#### [WHAT YOU NEED TO DO]
Transcribe the material verbatim in full; the pictures do not belong in the copy.

»»

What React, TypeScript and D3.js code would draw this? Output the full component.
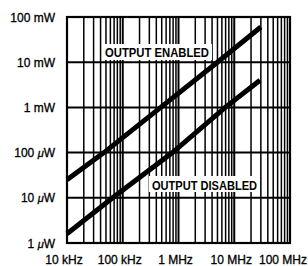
import * as d3 from 'd3';

// frequency (Hz) vs power (W)
const enabledFreq = [1e4, 4.6e4, 4.8e5, 5e6, 3e7];
const enabledPower = [25e-6, 100e-6, 1e-3, 10e-3, 60e-3];
const disabledFreq = [1e4, 6.6e4, 7.8e5, 6.9e6, 2.9e7];
const disabledPower = [1.6e-6, 10e-6, 100e-6, 1e-3, 4e-3];

const xTicks = [1e4, 1e5, 1e6, 1e7, 1e8];
const xTickLabels = ['10 kHz', '100 kHz', '1 MHz', '10 MHz', '100 MHz'];
const yTicks = [1e-6, 1e-5, 1e-4, 1e-3, 1e-2, 1e-1];
const yTickNums = ['1', '10', '100', '1', '10', '100'];
const yTickUnits = ['\u03bcW', '\u03bcW', '\u03bcW', 'mW', 'mW', 'mW'];

const W = 308;
const H = 266;
const FONT = '"Liberation Sans", Arial, Helvetica, sans-serif';

export default function App() {
  const x = d3.scaleLog().domain([1e4, 1e8]).range([67, 290]);
  const y = d3.scaleLog().domain([1e-6, 1e-1]).range([243, 17]);

  // minor vertical grid: 2..9 in every decade
  const minor: number[] = [];
  for (let k = 4; k < 8; k++) {
    for (let m = 2; m <= 9; m++) minor.push(m * Math.pow(10, k));
  }

  const line = d3
    .line<[number, number]>()
    .x((d) => x(d[0]))
    .y((d) => y(d[1]));

  const enabled = enabledFreq.map((f, i) => [f, enabledPower[i]] as [number, number]);
  const disabled = disabledFreq.map((f, i) => [f, disabledPower[i]] as [number, number]);

  const [x0, x1] = x.range();
  const [y0, y1] = y.range();

  return (
    <svg
      width={W}
      height={H}
      style={{ position: 'absolute', left: 0, top: 0, background: '#fff' }}
      fontFamily={FONT}
    >
      <rect width={W} height={H} fill="#fff" />

      {/* grid */}
      {minor.map((v) => (
        <line key={'m' + v} x1={x(v)} x2={x(v)} y1={y1} y2={y0} stroke="#000" strokeWidth={1.5} />
      ))}
      {xTicks.map((v) => (
        <line key={'x' + v} x1={x(v)} x2={x(v)} y1={y1} y2={y0} stroke="#000" strokeWidth={2} />
      ))}
      {yTicks.map((v) => (
        <line key={'y' + v} x1={x0} x2={x1} y1={y(v)} y2={y(v)} stroke="#000" strokeWidth={2} />
      ))}
      <rect x={x0} y={y1} width={x1 - x0} height={y0 - y1} fill="none" stroke="#000" strokeWidth={2.2} />

      {/* label boxes */}
      <rect x={102} y={44} width={110} height={16} fill="#fff" />
      <text
        x={105}
        y={57}
        fontSize={13}
        fontWeight="bold"
        textLength={104}
        lengthAdjust="spacingAndGlyphs"
        fill="#000"
      >
        OUTPUT ENABLED
      </text>
      <rect x={149} y={176} width={111} height={16} fill="#fff" />
      <text
        x={152}
        y={190}
        fontSize={13}
        fontWeight="bold"
        textLength={105}
        lengthAdjust="spacingAndGlyphs"
        fill="#000"
      >
        OUTPUT DISABLED
      </text>

      {/* curves */}
      <path d={line(enabled) ?? ''} fill="none" stroke="#000" strokeWidth={5} />
      <path d={line(disabled) ?? ''} fill="none" stroke="#000" strokeWidth={5} />

      {/* y axis labels */}
      {yTicks.map((v, i) => (
        <text
          key={'yl' + v}
          x={55}
          y={y(v) + 4.5}
          fontSize={12}
          textAnchor="end"
          fill="#000"
          stroke="#000"
          strokeWidth={0.3}
        >
          {yTickNums[i]}{' '}
          {yTickUnits[i].startsWith('\u03bc') ? (
            <>
              <tspan fontStyle="italic" fontSize={11}>{'\u03bc'}</tspan>
              <tspan>W</tspan>
            </>
          ) : (
            yTickUnits[i]
          )}
        </text>
      ))}

      {/* x axis labels */}
      {xTicks.map((v, i) => (
        <text
          key={'xl' + v}
          x={Math.min(x(v) - 3, W - 25)}
          y={264}
          fontSize={12}
          textAnchor="middle"
          fill="#000"
          stroke="#000"
          strokeWidth={0.3}
        >
          {xTickLabels[i]}
        </text>
      ))}
    </svg>
  );
}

««

#### [ANSWER FOR THE TASK]
What React, TypeScript and D3.js code would draw this? Output the full component.
import * as d3 from 'd3';

// frequency (Hz) vs power (W)
const enabledFreq = [1e4, 4.6e4, 4.8e5, 5e6, 3e7];
const enabledPower = [25e-6, 100e-6, 1e-3, 10e-3, 60e-3];
const disabledFreq = [1e4, 6.6e4, 7.8e5, 6.9e6, 2.9e7];
const disabledPower = [1.6e-6, 10e-6, 100e-6, 1e-3, 4e-3];

const xTicks = [1e4, 1e5, 1e6, 1e7, 1e8];
const xTickLabels = ['10 kHz', '100 kHz', '1 MHz', '10 MHz', '100 MHz'];
const yTicks = [1e-6, 1e-5, 1e-4, 1e-3, 1e-2, 1e-1];
const yTickNums = ['1', '10', '100', '1', '10', '100'];
const yTickUnits = ['\u03bcW', '\u03bcW', '\u03bcW', 'mW', 'mW', 'mW'];

const W = 308;
const H = 266;
const FONT = '"Liberation Sans", Arial, Helvetica, sans-serif';

export default function App() {
  const x = d3.scaleLog().domain([1e4, 1e8]).range([67, 290]);
  const y = d3.scaleLog().domain([1e-6, 1e-1]).range([243, 17]);

  // minor vertical grid: 2..9 in every decade
  const minor: number[] = [];
  for (let k = 4; k < 8; k++) {
    for (let m = 2; m <= 9; m++) minor.push(m * Math.pow(10, k));
  }

  const line = d3
    .line<[number, number]>()
    .x((d) => x(d[0]))
    .y((d) => y(d[1]));

  const enabled = enabledFreq.map((f, i) => [f, enabledPower[i]] as [number, number]);
  const disabled = disabledFreq.map((f, i) => [f, disabledPower[i]] as [number, number]);

  const [x0, x1] = x.range();
  const [y0, y1] = y.range();

  return (
    <svg
      width={W}
      height={H}
      style={{ position: 'absolute', left: 0, top: 0, background: '#fff' }}
      fontFamily={FONT}
    >
      <rect width={W} height={H} fill="#fff" />

      {/* grid */}
      {minor.map((v) => (
        <line key={'m' + v} x1={x(v)} x2={x(v)} y1={y1} y2={y0} stroke="#000" strokeWidth={1.5} />
      ))}
      {xTicks.map((v) => (
        <line key={'x' + v} x1={x(v)} x2={x(v)} y1={y1} y2={y0} stroke="#000" strokeWidth={2} />
      ))}
      {yTicks.map((v) => (
        <line key={'y' + v} x1={x0} x2={x1} y1={y(v)} y2={y(v)} stroke="#000" strokeWidth={2} />
      ))}
      <rect x={x0} y={y1} width={x1 - x0} height={y0 - y1} fill="none" stroke="#000" strokeWidth={2.2} />

      {/* label boxes */}
      <rect x={102} y={44} width={110} height={16} fill="#fff" />
      <text
        x={105}
        y={57}
        fontSize={13}
        fontWeight="bold"
        textLength={104}
        lengthAdjust="spacingAndGlyphs"
        fill="#000"
      >
        OUTPUT ENABLED
      </text>
      <rect x={149} y={176} width={111} height={16} fill="#fff" />
      <text
        x={152}
        y={190}
        fontSize={13}
        fontWeight="bold"
        textLength={105}
        lengthAdjust="spacingAndGlyphs"
        fill="#000"
      >
        OUTPUT DISABLED
      </text>

      {/* curves */}
      <path d={line(enabled) ?? ''} fill="none" stroke="#000" strokeWidth={5} />
      <path d={line(disabled) ?? ''} fill="none" stroke="#000" strokeWidth={5} />

      {/* y axis labels */}
      {yTicks.map((v, i) => (
        <text
          key={'yl' + v}
          x={55}
          y={y(v) + 4.5}
          fontSize={12}
          textAnchor="end"
          fill="#000"
          stroke="#000"
          strokeWidth={0.3}
        >
          {yTickNums[i]}{' '}
          {yTickUnits[i].startsWith('\u03bc') ? (
            <>
              <tspan fontStyle="italic" fontSize={11}>{'\u03bc'}</tspan>
              <tspan>W</tspan>
            </>
          ) : (
            yTickUnits[i]
          )}
        </text>
      ))}

      {/* x axis labels */}
      {xTicks.map((v, i) => (
        <text
          key={'xl' + v}
          x={Math.min(x(v) - 3, W - 25)}
          y={264}
          fontSize={12}
          textAnchor="middle"
          fill="#000"
          stroke="#000"
          strokeWidth={0.3}
        >
          {xTickLabels[i]}
        </text>
      ))}
    </svg>
  );
}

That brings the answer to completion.